DATASET CONTENT
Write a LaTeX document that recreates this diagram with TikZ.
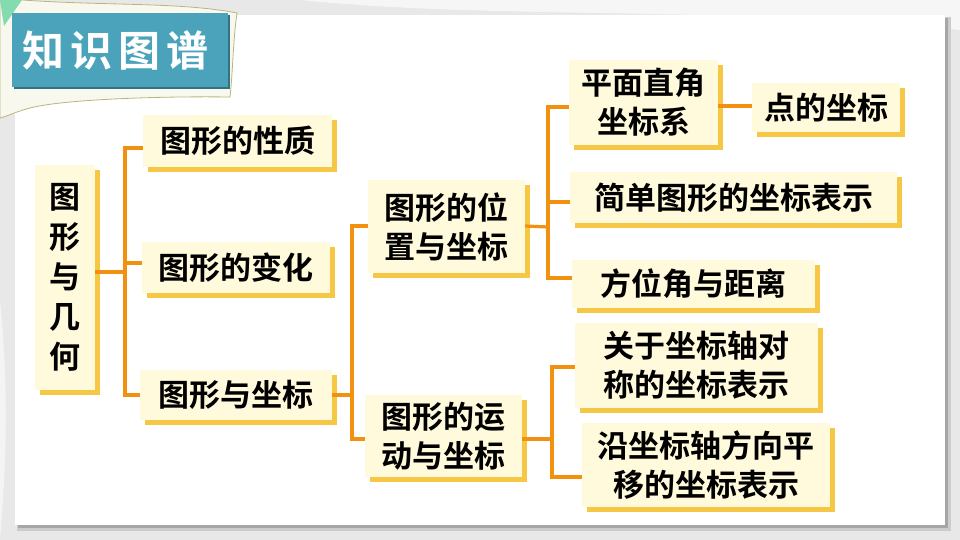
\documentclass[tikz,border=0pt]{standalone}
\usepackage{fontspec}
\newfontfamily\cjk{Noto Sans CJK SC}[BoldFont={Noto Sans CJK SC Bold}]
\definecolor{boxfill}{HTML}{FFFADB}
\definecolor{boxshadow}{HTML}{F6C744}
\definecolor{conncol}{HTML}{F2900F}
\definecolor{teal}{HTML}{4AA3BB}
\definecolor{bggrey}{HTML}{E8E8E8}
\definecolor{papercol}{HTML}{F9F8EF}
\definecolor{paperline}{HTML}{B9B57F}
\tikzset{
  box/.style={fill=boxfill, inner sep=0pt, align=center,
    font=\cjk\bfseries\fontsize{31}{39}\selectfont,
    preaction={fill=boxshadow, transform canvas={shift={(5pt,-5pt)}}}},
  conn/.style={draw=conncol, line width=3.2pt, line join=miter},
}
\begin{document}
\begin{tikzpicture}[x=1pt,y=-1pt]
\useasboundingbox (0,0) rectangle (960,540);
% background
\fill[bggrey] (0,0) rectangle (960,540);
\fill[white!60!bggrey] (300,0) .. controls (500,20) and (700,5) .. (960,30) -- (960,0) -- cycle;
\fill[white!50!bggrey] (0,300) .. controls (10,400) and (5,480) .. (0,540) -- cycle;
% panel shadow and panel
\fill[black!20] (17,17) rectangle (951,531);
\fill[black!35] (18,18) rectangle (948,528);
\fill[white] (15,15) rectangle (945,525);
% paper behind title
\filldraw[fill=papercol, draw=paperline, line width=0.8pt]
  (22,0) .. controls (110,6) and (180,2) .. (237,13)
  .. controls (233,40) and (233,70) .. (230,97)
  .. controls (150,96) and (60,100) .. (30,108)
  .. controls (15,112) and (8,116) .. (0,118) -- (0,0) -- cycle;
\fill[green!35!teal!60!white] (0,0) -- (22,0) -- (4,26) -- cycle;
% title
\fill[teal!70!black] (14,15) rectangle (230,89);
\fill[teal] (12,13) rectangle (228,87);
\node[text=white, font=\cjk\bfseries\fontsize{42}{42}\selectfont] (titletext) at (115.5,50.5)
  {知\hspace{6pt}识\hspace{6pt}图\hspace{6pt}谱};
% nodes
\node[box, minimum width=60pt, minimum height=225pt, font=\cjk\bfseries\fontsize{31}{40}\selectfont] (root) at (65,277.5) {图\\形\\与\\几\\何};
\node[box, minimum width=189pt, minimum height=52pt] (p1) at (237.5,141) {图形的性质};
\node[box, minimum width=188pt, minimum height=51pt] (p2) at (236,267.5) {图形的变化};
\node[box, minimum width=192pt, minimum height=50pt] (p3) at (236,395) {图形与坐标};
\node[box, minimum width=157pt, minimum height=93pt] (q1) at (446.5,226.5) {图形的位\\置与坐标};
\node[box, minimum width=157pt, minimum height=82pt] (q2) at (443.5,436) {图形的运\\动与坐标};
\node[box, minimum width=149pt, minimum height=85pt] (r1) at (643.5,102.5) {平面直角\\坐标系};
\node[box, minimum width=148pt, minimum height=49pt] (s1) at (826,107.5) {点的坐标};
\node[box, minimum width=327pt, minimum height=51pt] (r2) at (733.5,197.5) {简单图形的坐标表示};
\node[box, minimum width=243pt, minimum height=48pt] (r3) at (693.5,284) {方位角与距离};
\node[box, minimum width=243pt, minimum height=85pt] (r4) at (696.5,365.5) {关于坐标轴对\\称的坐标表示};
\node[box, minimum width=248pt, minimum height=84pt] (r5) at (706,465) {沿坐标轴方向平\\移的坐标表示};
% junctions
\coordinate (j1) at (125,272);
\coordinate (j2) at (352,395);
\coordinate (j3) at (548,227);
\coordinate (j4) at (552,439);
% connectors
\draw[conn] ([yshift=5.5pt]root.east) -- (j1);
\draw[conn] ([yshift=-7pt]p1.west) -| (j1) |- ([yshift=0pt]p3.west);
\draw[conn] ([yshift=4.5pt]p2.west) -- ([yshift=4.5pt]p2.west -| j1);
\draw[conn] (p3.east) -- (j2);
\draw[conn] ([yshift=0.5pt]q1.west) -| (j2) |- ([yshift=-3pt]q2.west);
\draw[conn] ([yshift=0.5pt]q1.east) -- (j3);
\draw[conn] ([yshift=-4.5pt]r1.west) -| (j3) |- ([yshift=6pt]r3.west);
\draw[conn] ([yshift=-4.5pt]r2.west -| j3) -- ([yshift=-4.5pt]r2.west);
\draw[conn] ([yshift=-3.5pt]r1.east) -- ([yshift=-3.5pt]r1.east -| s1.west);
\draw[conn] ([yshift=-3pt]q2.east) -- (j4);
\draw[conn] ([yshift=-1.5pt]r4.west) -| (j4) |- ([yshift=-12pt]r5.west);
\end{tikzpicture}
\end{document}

THE EXERCISE
Every line should be retyped exactly, with the pictures omitted.

EXPECTED ANSWER
Write a LaTeX document that recreates this diagram with TikZ.
\documentclass[tikz,border=0pt]{standalone}
\usepackage{fontspec}
\newfontfamily\cjk{Noto Sans CJK SC}[BoldFont={Noto Sans CJK SC Bold}]
\definecolor{boxfill}{HTML}{FFFADB}
\definecolor{boxshadow}{HTML}{F6C744}
\definecolor{conncol}{HTML}{F2900F}
\definecolor{teal}{HTML}{4AA3BB}
\definecolor{bggrey}{HTML}{E8E8E8}
\definecolor{papercol}{HTML}{F9F8EF}
\definecolor{paperline}{HTML}{B9B57F}
\tikzset{
  box/.style={fill=boxfill, inner sep=0pt, align=center,
    font=\cjk\bfseries\fontsize{31}{39}\selectfont,
    preaction={fill=boxshadow, transform canvas={shift={(5pt,-5pt)}}}},
  conn/.style={draw=conncol, line width=3.2pt, line join=miter},
}
\begin{document}
\begin{tikzpicture}[x=1pt,y=-1pt]
\useasboundingbox (0,0) rectangle (960,540);
% background
\fill[bggrey] (0,0) rectangle (960,540);
\fill[white!60!bggrey] (300,0) .. controls (500,20) and (700,5) .. (960,30) -- (960,0) -- cycle;
\fill[white!50!bggrey] (0,300) .. controls (10,400) and (5,480) .. (0,540) -- cycle;
% panel shadow and panel
\fill[black!20] (17,17) rectangle (951,531);
\fill[black!35] (18,18) rectangle (948,528);
\fill[white] (15,15) rectangle (945,525);
% paper behind title
\filldraw[fill=papercol, draw=paperline, line width=0.8pt]
  (22,0) .. controls (110,6) and (180,2) .. (237,13)
  .. controls (233,40) and (233,70) .. (230,97)
  .. controls (150,96) and (60,100) .. (30,108)
  .. controls (15,112) and (8,116) .. (0,118) -- (0,0) -- cycle;
\fill[green!35!teal!60!white] (0,0) -- (22,0) -- (4,26) -- cycle;
% title
\fill[teal!70!black] (14,15) rectangle (230,89);
\fill[teal] (12,13) rectangle (228,87);
\node[text=white, font=\cjk\bfseries\fontsize{42}{42}\selectfont] (titletext) at (115.5,50.5)
  {知\hspace{6pt}识\hspace{6pt}图\hspace{6pt}谱};
% nodes
\node[box, minimum width=60pt, minimum height=225pt, font=\cjk\bfseries\fontsize{31}{40}\selectfont] (root) at (65,277.5) {图\\形\\与\\几\\何};
\node[box, minimum width=189pt, minimum height=52pt] (p1) at (237.5,141) {图形的性质};
\node[box, minimum width=188pt, minimum height=51pt] (p2) at (236,267.5) {图形的变化};
\node[box, minimum width=192pt, minimum height=50pt] (p3) at (236,395) {图形与坐标};
\node[box, minimum width=157pt, minimum height=93pt] (q1) at (446.5,226.5) {图形的位\\置与坐标};
\node[box, minimum width=157pt, minimum height=82pt] (q2) at (443.5,436) {图形的运\\动与坐标};
\node[box, minimum width=149pt, minimum height=85pt] (r1) at (643.5,102.5) {平面直角\\坐标系};
\node[box, minimum width=148pt, minimum height=49pt] (s1) at (826,107.5) {点的坐标};
\node[box, minimum width=327pt, minimum height=51pt] (r2) at (733.5,197.5) {简单图形的坐标表示};
\node[box, minimum width=243pt, minimum height=48pt] (r3) at (693.5,284) {方位角与距离};
\node[box, minimum width=243pt, minimum height=85pt] (r4) at (696.5,365.5) {关于坐标轴对\\称的坐标表示};
\node[box, minimum width=248pt, minimum height=84pt] (r5) at (706,465) {沿坐标轴方向平\\移的坐标表示};
% junctions
\coordinate (j1) at (125,272);
\coordinate (j2) at (352,395);
\coordinate (j3) at (548,227);
\coordinate (j4) at (552,439);
% connectors
\draw[conn] ([yshift=5.5pt]root.east) -- (j1);
\draw[conn] ([yshift=-7pt]p1.west) -| (j1) |- ([yshift=0pt]p3.west);
\draw[conn] ([yshift=4.5pt]p2.west) -- ([yshift=4.5pt]p2.west -| j1);
\draw[conn] (p3.east) -- (j2);
\draw[conn] ([yshift=0.5pt]q1.west) -| (j2) |- ([yshift=-3pt]q2.west);
\draw[conn] ([yshift=0.5pt]q1.east) -- (j3);
\draw[conn] ([yshift=-4.5pt]r1.west) -| (j3) |- ([yshift=6pt]r3.west);
\draw[conn] ([yshift=-4.5pt]r2.west -| j3) -- ([yshift=-4.5pt]r2.west);
\draw[conn] ([yshift=-3.5pt]r1.east) -- ([yshift=-3.5pt]r1.east -| s1.west);
\draw[conn] ([yshift=-3pt]q2.east) -- (j4);
\draw[conn] ([yshift=-1.5pt]r4.west) -| (j4) |- ([yshift=-12pt]r5.west);
\end{tikzpicture}
\end{document}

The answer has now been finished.